Friedrich Engels Was More Than Second Fiddle to Karl Marx
Friedrich Engels once wrote that he played “second fiddle” to Marx. On the 200 anniversary of his birth, we should remember the profound influence that Engels had on his friend and comrade, as well as his own theoretical contributions.

Friedrich Engels’s Outlines of a Critique of Political Economy aroused great interest in Karl Marx, who at the time had decided to devote all his energies to the same subject. The two began a theoretical and political collaboration that would last for the rest of their lives.
Friedrich Engels understood even earlier than Karl Marx the centrality of the critique of political economy. In fact, at the time the two radicals were first getting to know one another, Engels had published many more articles on the topic than his friend.
Born two hundred years ago, on November 28, 1820, in Barmen, Germany (today a suburb of Wuppertal), Friedrich Engels was a promising young man whose father, a textile industrialist, had denied him a chance to study at university and instead guided him into his private firm. Engels, an atheist, was self-taught and had a voracious appetite for knowledge. He signed his pieces with a pseudonym to avoid conflict with his conservative, strongly religious family.

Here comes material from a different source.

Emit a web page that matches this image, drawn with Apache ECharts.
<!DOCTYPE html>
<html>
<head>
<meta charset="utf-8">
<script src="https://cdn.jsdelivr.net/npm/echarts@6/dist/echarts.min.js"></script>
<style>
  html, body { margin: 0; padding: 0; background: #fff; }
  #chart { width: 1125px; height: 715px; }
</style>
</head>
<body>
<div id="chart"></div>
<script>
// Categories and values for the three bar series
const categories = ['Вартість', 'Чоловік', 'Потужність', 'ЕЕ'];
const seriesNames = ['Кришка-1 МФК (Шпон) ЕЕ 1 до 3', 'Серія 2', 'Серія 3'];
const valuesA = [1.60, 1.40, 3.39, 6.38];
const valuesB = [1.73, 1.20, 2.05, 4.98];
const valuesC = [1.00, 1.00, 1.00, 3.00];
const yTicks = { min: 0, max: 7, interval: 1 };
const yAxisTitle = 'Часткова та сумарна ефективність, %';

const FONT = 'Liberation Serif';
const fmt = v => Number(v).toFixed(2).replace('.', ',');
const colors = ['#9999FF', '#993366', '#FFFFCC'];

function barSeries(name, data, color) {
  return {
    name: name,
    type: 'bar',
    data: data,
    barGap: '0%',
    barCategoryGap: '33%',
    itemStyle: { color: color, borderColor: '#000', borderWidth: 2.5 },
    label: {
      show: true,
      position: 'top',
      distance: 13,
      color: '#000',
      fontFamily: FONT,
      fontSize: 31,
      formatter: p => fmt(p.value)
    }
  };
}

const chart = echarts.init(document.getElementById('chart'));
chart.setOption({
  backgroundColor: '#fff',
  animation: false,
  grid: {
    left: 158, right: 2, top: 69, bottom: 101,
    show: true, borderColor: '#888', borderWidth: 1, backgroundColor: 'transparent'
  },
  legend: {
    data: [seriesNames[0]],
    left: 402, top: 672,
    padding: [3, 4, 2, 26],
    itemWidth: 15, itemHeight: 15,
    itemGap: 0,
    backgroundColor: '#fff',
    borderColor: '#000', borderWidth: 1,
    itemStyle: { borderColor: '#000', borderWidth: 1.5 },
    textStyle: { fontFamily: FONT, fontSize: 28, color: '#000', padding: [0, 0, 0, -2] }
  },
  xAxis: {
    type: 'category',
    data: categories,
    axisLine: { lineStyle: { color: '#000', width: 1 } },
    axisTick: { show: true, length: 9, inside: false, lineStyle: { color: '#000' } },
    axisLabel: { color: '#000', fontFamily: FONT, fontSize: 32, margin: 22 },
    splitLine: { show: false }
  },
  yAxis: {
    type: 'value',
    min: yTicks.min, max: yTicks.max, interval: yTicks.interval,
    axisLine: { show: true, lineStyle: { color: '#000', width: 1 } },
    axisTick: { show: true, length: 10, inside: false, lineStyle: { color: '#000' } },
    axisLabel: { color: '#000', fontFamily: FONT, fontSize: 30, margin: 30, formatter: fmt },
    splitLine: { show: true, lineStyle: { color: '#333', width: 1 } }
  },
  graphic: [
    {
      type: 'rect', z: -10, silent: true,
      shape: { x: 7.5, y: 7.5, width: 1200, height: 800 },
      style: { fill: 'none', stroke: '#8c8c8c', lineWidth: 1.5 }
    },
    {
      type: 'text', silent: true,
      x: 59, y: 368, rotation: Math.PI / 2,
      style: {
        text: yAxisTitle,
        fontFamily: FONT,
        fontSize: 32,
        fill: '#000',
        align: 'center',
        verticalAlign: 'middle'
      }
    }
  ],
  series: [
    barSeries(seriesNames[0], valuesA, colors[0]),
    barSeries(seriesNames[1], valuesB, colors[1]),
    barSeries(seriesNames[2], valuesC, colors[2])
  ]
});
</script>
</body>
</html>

The two years he spent in England — where he was sent at the age of twenty-two to work in Manchester, at the offices of the Ermen & Engels cotton mill — were decisive for the maturation of his political convictions. It was there that he personally observed the effects of capitalist exploitation of the proletariat, private property, and competition between individuals. He made contact with the Chartist movement and fell in love with an Irish working woman, Mary Burns, who played a key role in his development.